The explicator, "having thrown a veil of ignorance over everything that is to be learned, he appoints himself to the task of lifting it" (6-7). Only by concealing knowledge from the student is the explicator able to teach it. This makes the student dependent on the master.
Rancière also calls this "Enforced stultification" (7). The emancipatory master, on the other hand, teaches students only that he has nothing to teach them. This emancipates students from their dependence on explicators. However, this does not mean no master is necessary (12). What is emancipation? "We will call the known and maintained difference of the two relations-- the act of an intelligence obeying only itself even while the will obeys another will-- emancipation" (13). In other words, the student's intelligence is not reliant on the master's, but the master's will strengthens the student's will, the student's self-confidence, to learn independently. "To emancipate an ignorant person, one must be, and one need only be, emancipated oneself, that is to say, conscious of the true power of the human mind" (15).
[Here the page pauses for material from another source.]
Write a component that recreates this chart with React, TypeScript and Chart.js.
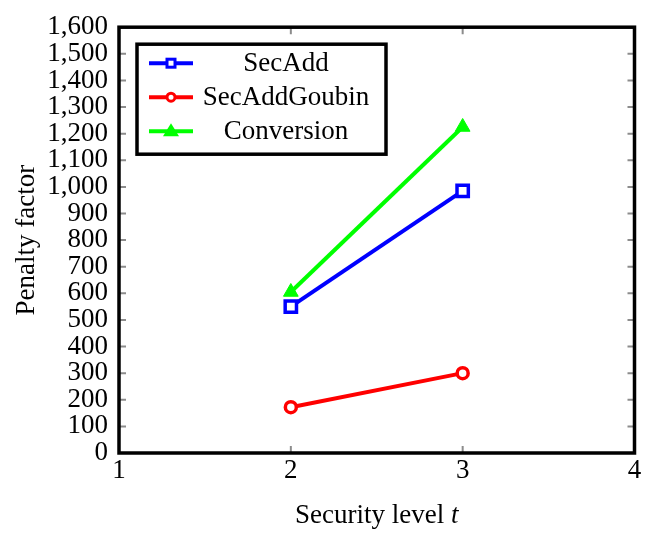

Learned master vs. ignorant (school) master

"It goes without saying that a scientist might do science without explicating it. But how can we admit that an ignorant person might induce science in another?" (14). While exiled in Belgium, the French-speaking Jacotot taught Flemish-speaking students about the Télémaque using a bilingual French-Flemish translation (1-2). His students learned to intelligently read and write about the Télémaque in French, despite having no prior French instruction (2). Later, Jacotot taught other subjects that he didn't know anything about, including painting and the piano (15).

The circle of power

A circle of powerlessness ties the student to the explicator of the old method (15). "The circle of power, on the other hand, can only take effect by being made public" (15). To break the circle of powerlessness, Rancière argues that "the circle of emancipation must be begun" (16). This, for Rancière, calls for a return to original "universal teaching," meaning learning something without any means of having it explained. "In reality, universal teaching has existed since the beginning of the world, alongside all the explicative methods. This teaching, by oneself, has, in reality, been what has formed all great men" (16).

Universal teaching

Jacotot's method "was not a method for instructing the people; it was a benefit to be announced to the poor; they could do everything any man could. It sufficed only to announce it" (18). Thus, for Rancière, emancipation becomes a political act of affirming and awakening the equal intelligence of all people. He writes: "All men have equal intelligence" (18)

== Reception ==
A review in French Studies wrote that the book would have a small audience outside France due to the specificity of its themes, the resurgence of right-wing politics, and growing unemployment in which few would have the leisure to pursue the inward dialogue Rancière recommends.